Deus... Eu não aguento mais.

— Não, eu, eu não sei...

— Cami, na sexta feira... Você tentou...— Sara não completa sua fala, mas sei muito bem o que viria depois daquelas palavras, Rafa fez aquela mesma pergunta quando saímos do hospital, fiquei brava, gritei e neguei de imediato, afinal eu nunca iria contra a vida do pequeno ser dentro de mim. Mas o modo impulsivo que havia ingerido aqueles comprimidos e como havia me deitado na banheira esperando que seus efeitos surgissem passa nitidamente por meus olhos. Então a culpa vem...

... você tentou machucar nosso bebe, Cami? A voz de Rafa ecoa em minha cabeça, fazendo-a latejar...você tentou, Cami?

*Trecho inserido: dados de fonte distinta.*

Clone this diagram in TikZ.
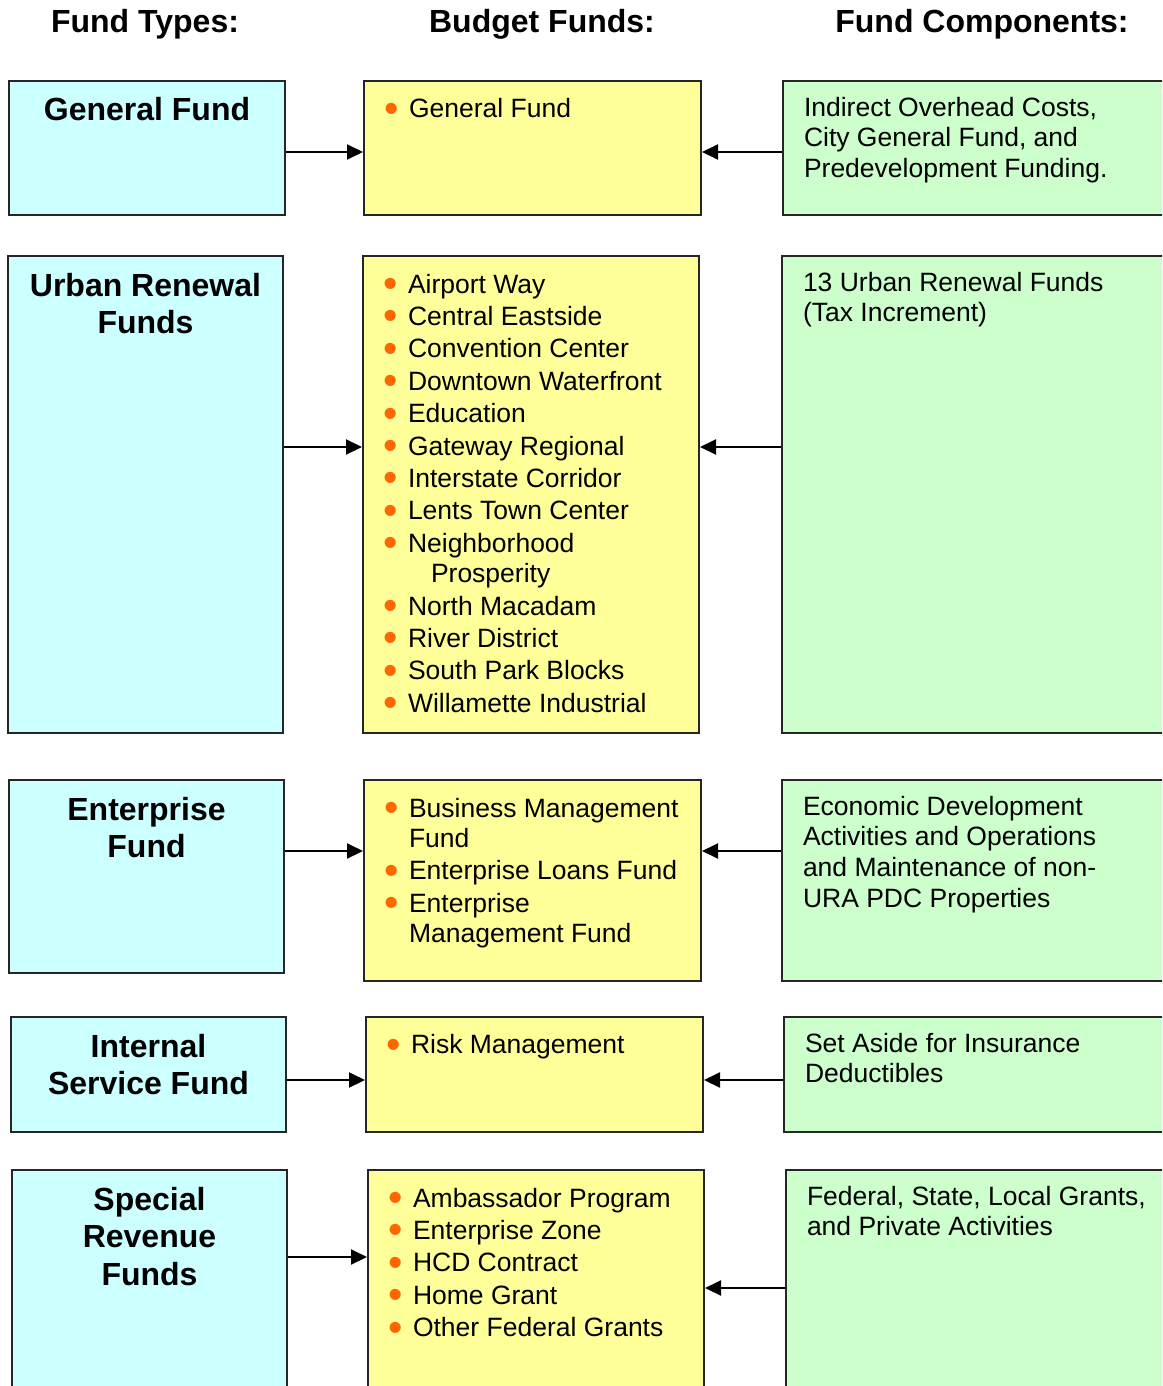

— Não — Grito, pondo-me a olhá-la dentro de seus olhos. Sara arqueia a sobrancelha, então abaixo a cabeça — Eu não tentei machucá-lo, Sara, eu não tentei...

— Então o que houve?

— Eu só queria que esse sentimento de insuficiência acabasse. Sei que foi egoísmo ­— Fungo desviando meu olhar para ela — Mas eu só não queria me sentir fraca, sentir que estava falhando. Eu não vou conseguir Sara, eu não vou conseguir ser uma boa mãe, eu nunca serei.

— Você sabe que não é igual a eles, Cami. — Ela se refere aos meus pais, sinto suas mãos macias tocar as minhas. Suspiro sabendo que quem estava ali já não era apenas minha psicóloga, era uma amiga.

— Eu não tenho tanta certeza assim... tomar aquele tanto de comprimido sabendo que poderia prejudicar meu bebê, me fez pior do que meus pais, eles não me deram amor, não me protegeram, mas nunca, nunca tentaram tirar a minha vida.

— Você disse que queria que o sentimento acabasse, Cami, é normal se sentir fraca as vezes, é normal tentar aliviar as nossas dores, não é como se você tivesse o intuito de machuca - lo.

— Mas... — Fungo mais uma vez engolindo o nó angustiante que se formou em minha garganta.

— Não tem mas. Você só tem que aprender que não é igual a sua mãe, seu pai. É uma mulher maravilhosa, Cami! É uma guerreira! Se permita viver além da sombra de seus pais, se permita a amar, querer o seu bebê— Sara sorri depositando um beijo sobre minhas mãos, seus olhos fitam os meus. — Você merece mais do que um legado sujo de falta de amor, Cami. Você tem muito mais que isso!

— Mas, eu não consigo, não posso fazer isso — Olho para minha barriga — Não posso aceitá-lo sem ter a certeza que serei capaz de ser diferente, Sara.

— Cami, isso que vou dizer é algo bem genérico — Sara me oferece um sorriso ameno — Você só saberá tentando. — Mesmo não concordando com Sara, balanço a cabeça em positivo, com o propósito de sair de sua sala o quanto antes.